Events in Ireland in 1916 pose contemporary questions for the rule of law.
After Magna Carta, Waterloo and Gallipoli, you may think another extravagantly celebrated anniversary is the last thing we need. Hard luck, because next year we’re in for a centenary commemoration which will put British justice in the dock – that of the 1916 Easter Rising.
The standard version of the story was that on Easter Monday 1916, the Irish people rose up against 700 years of oppression by the Crown. They were crushed brutally by British artillery and their leaders summarily executed after kangaroo courts martial. That blood sacrifice opened the way to freedom.
This was the version celebrated by the rising’s 50th anniversary – but Ireland has changed since 1966. Last weekend, I heard the country’s president explain why this is not sufficient for 2016.
Michael D Higgins was speaking at the Glencree Centre for Peace and Reconciliation, south of Dublin, established to bring together what are euphemistically called the ‘different traditions’ in Irish history.
He said: ‘For too long our understanding of 1916… was hindered by an assumption that we can more easily make sense of events, and indeed our own sense of individual and national identity, if we keep historical narratives simple and homogeneous. We must, in commemorating, challenge this urge to over-simplify. Complex events demand a consideration that respects complexity, seeks to unravel it rather than invest a simplicity that leads away from knowledge, even to ideological manipulation.’
Higgins was talking particularly of the need for the commemoration to embrace different shades of loyalism. This includes not just the Ulster protestants but the clear majority who did not side with the rebels.

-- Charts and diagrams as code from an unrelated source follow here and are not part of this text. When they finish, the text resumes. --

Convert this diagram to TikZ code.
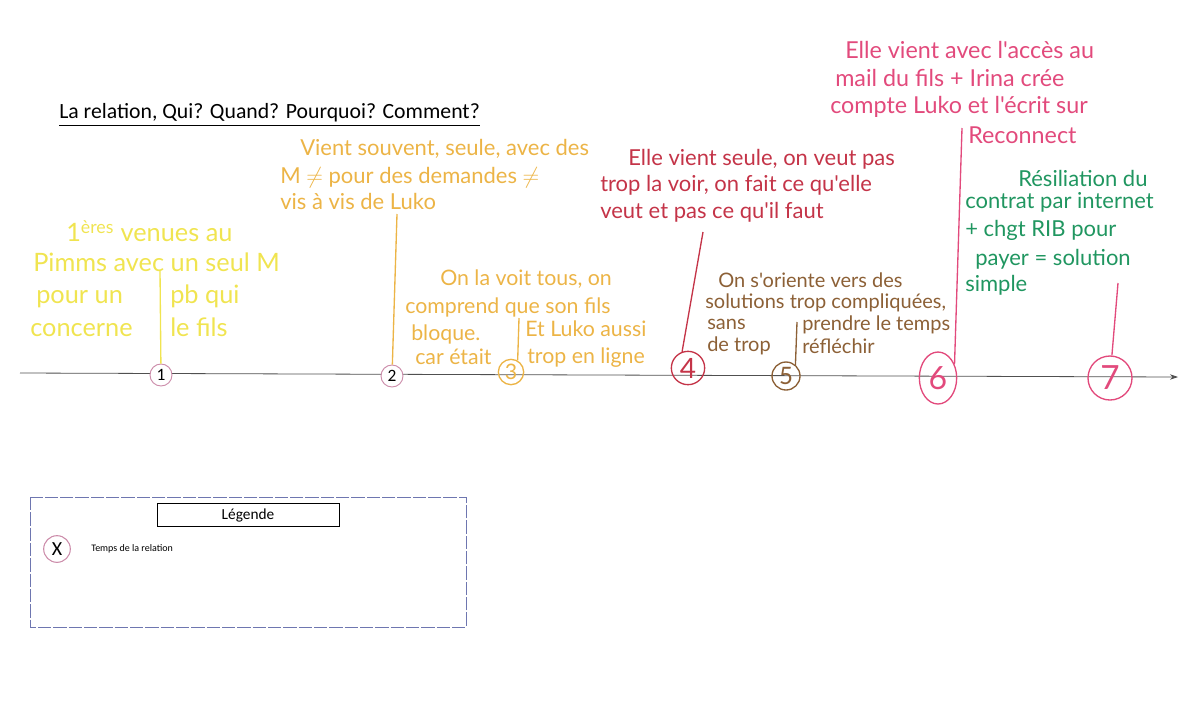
\documentclass[tikz,border=0pt]{standalone}
\usepackage{amsmath}
\usepackage{amssymb}
\usepackage{fontspec}
\usepackage{tikz}
\usepackage{xcolor}
\usetikzlibrary{arrows.meta,shapes.geometric}
\setmainfont{Carlito}
\newfontfamily\handfont{Lato}

\definecolor{penYellow}{RGB}{240,228,80}
\definecolor{penOrange}{RGB}{236,180,70}
\definecolor{penRed}{RGB}{196,52,72}
\definecolor{penBrown}{RGB}{140,96,54}
\definecolor{penPink}{RGB}{226,74,124}
\definecolor{penGreen}{RGB}{32,150,96}
\definecolor{ringPink}{RGB}{204,140,170}
\definecolor{boxBlue}{RGB}{110,118,176}

\begin{document}
\begin{tikzpicture}[x=0.75pt,y=0.75pt,yscale=-1,xscale=1,
  hand/.style={font=\handfont\fontsize{#1}{#1}\selectfont, anchor=west, inner sep=0pt, text height=1.5ex, text depth=.35ex},
  mark1/.style={circle, draw=ringPink, line width=0.7pt, fill=white, inner sep=0pt, minimum size=16.5pt, font=\fontsize{13}{13}\selectfont},
  markhand/.style={circle, draw=#1, text=#1, line width=1pt, inner sep=0pt, font=\handfont\fontsize{16}{16}\selectfont},
  stem/.style={line width=1pt}]
\path[use as bounding box] (0,0) rectangle (1184,704);

% Title
\node (title) [anchor=west, inner sep=0pt, font=\fontsize{16.3}{16.3}\selectfont] at (59,115) {\underline{La relation, Qui? Quand? Pourquoi? Comment?}};

%Time axis
\coordinate (axisL) at (20,373);
\coordinate (axisR) at (1178,377);
\draw [line width=0.6pt, color={rgb, 255:red, 80; green, 80; blue, 80}, -{Stealth[length=6pt,width=4pt]}] (axisL) -- (axisR);

%Time marks
\node (c1) [mark1] at (161,375) {1};
\node (c2) [mark1] at (392,376) {2};
\node (c3) [markhand=penOrange, minimum size=19pt] at (511,372) {3};
\node (c4) [markhand=penRed, minimum size=25pt, font=\handfont\fontsize{21}{21}\selectfont] at (688,368) {4};
\node (c5) [markhand=penBrown, minimum size=21pt, font=\handfont\fontsize{18}{18}\selectfont] at (786,376) {5};
\node (c6) [ellipse, draw=penPink, text=penPink, line width=1pt, inner sep=0pt, minimum width=28pt, minimum height=39pt, font=\handfont\fontsize{24}{24}\selectfont] at (938,378) {6};
\node (c7) [markhand=penPink, minimum size=33pt, font=\handfont\fontsize{25}{25}\selectfont] at (1110,378) {7};

% Text Node : 1
\node (t1a) [hand=19, text=penYellow] at (66,238) {1\textsuperscript{ères} venues au};
\node (t1b) [hand=19, text=penYellow] at (33,268) {Pimms avec un seul M};
\node (t1c) [hand=19, text=penYellow] at (36,300) {pour un};
\node (t1d) [hand=19, text=penYellow] at (170,300) {pb qui};
\node (t1e) [hand=19, text=penYellow] at (30,333) {concerne};
\node (t1f) [hand=19, text=penYellow] at (170,333) {le fils};
\coordinate (k1) at (160,270);
\draw [stem, penYellow] (k1) -- (c1);

% Text Node : 2
\node (t2a) [hand=16.5, text=penOrange] at (300,152) {Vient souvent, seule, avec des};
\node (t2b) [hand=16.5, text=penOrange] at (280,180) {M $\neq$ pour des demandes $\neq$};
\node (t2c) [hand=16.5, text=penOrange] at (280,206) {vis à vis de Luko};
\coordinate (k2) at (397,214);
\draw [stem, penOrange] (k2) -- (c2);

% Text Node : 3
\node (t3a) [hand=16, text=penOrange] at (440,282) {On la voit tous, on};
\node (t3b) [hand=16, text=penOrange] at (405,310) {comprend que son fils};
\node (t3c) [hand=16, text=penOrange] at (411,337) {bloque.};
\node (t3d) [hand=16, text=penOrange] at (415,361) {car était};
\node (t3e) [hand=16, text=penOrange] at (525,333) {Et Luko aussi};
\node (t3f) [hand=16, text=penOrange] at (527,360) {trop en ligne};
\coordinate (k3) at (519,318);
\draw [stem, penOrange] (k3) -- (c3.60);

% Text Node : 4
\node (t4a) [hand=16.5, text=penRed] at (628,162) {Elle vient seule, on veut pas};
\node (t4b) [hand=16.5, text=penRed] at (600,188) {trop la voir, on fait ce qu'elle};
\node (t4c) [hand=16.5, text=penRed] at (600,215) {veut et pas ce qu'il faut};
\coordinate (k4) at (703,232);
\draw [stem, penRed] (k4) -- (c4.110);

% Text Node : 5
\node (t5a) [hand=15, text=penBrown] at (718,284) {On s'oriente vers des};
\node (t5b) [hand=15, text=penBrown] at (705,305) {solutions trop compliquées,};
\node (t5c) [hand=15, text=penBrown] at (707,326) {sans};
\node (t5d) [hand=15, text=penBrown] at (707,348) {de trop};
\node (t5e) [hand=15, text=penBrown] at (802,327) {prendre le temps};
\node (t5f) [hand=15, text=penBrown] at (802,350) {réfléchir};
\coordinate (k5) at (797,322);
\draw [stem, penBrown] (k5) -- (c5.50);

% Text Node : 6
\node (t6a) [hand=17.5, text=penPink] at (845,55) {Elle vient avec l'accès au};
\node (t6b) [hand=17.5, text=penPink] at (835,83) {mail du fils + Irina crée};
\node (t6c) [hand=17.5, text=penPink] at (830,110) {compte Luko et l'écrit sur};
\node (t6d) [hand=17.5, text=penPink] at (968,140) {Reconnect};
\coordinate (k6) at (962,128);
\draw [stem, penPink] (k6) -- (c6.40);

% Text Node : 7
\node (t7a) [hand=16.5, text=penGreen] at (1018,183) {Résiliation du};
\node (t7b) [hand=16.5, text=penGreen] at (965,205) {contrat par internet};
\node (t7c) [hand=16.5, text=penGreen] at (965,233) {+ chgt RIB pour};
\node (t7d) [hand=16.5, text=penGreen] at (975,262) {payer = solution};
\node (t7e) [hand=16.5, text=penGreen] at (965,288) {simple};
\coordinate (k7) at (1118,283);
\draw [stem, penPink] (k7) -- (c7);

%Legend
\draw [color=boxBlue, line width=0.7pt, dash pattern=on 10pt off 1.5pt] (30,497) rectangle (466,627);
\node (legend) [draw, line width=0.6pt, minimum width=136.5pt, minimum height=17pt, inner sep=0pt, font=\fontsize{11.5}{11.5}\selectfont] at (248,515) {Légende};
\node (lx) [circle, draw=ringPink, line width=0.8pt, inner sep=0pt, minimum size=20pt, font=\fontsize{15}{15}\selectfont] at (57,549) {X};
\node (lxt) [anchor=west, inner sep=0pt, font=\fontsize{7.5}{7.5}\selectfont] at (91,549) {Temps de la relation};
\end{tikzpicture}
\end{document}
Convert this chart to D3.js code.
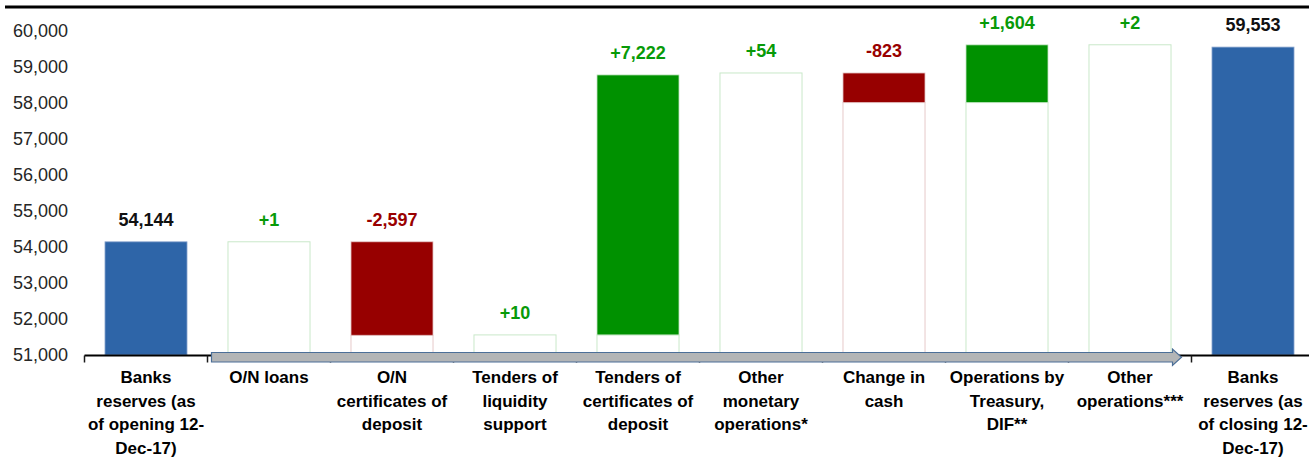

Other narratives include the role of women and that of the church. A particularly emotive re-examination will be that of defining suicide as ‘martyrdom’, whether expressed in the actions of the uprising’s leader Patrick Pearse, subsequent hunger strikers or today’s suicide bombers.
One narrative of particular interest to us concerns the British government’s quasi-judicial response, which raises questions today about the way a liberal democracy (in 1916 a relatively liberal, partial democracy) should treat armed insurrection. Here, there seems little scope for revising the interpretation that the government’s reaction was brutal and catastrophically counter-productive.
One of the first mentions of the uprising in the legal press appeared on 26 April 1916: an ominous notice suspending section 1 of the Defence of the Realm (Amendment) Act 1915, which had granted British subjects accused of offences under the act the right to be tried by a civil court.
Thus empowered, field general courts martial held in camera briskly tried the obvious leaders (and at least one who was not) for ‘waging of war against His Majesty the King, such act being of such a nature as to be calculated to be prejudicial to the defence of the realm…’.
Fifteen thus convicted were shot a day or two after their trials, with no right of appeal.
Even in 1916 the executions caused unease among the British establishment. The liberal and legally quaified prime minister, Asquith, foresaw the consequences and had the political sense to order that no woman be shot. As early as 13 May the Solicitors Journal commented: ‘Thirteen executions for civil rebellion under sentences of martial law are a phenomenon long unknown in British history.’ Likening the response to the Bloody Assizes of 1685, it called for the authorities to bring the prisoners before civil courts.
These concerns had some effect. The executions were halted, and one-third of the suspected rebels hastily rounded up were released reasonably promptly, albeit after some brutal treatment. The rest were amnestied the following year, after a radicalising experience of internment from which the authorities might have learned lessons.
There may not be much about 1916 that the British authorities can recall with pride, but today we are entitled to ask whether any other contemporary imperial power mired in a global war would have preserved at least some sensitivity to the rule of law.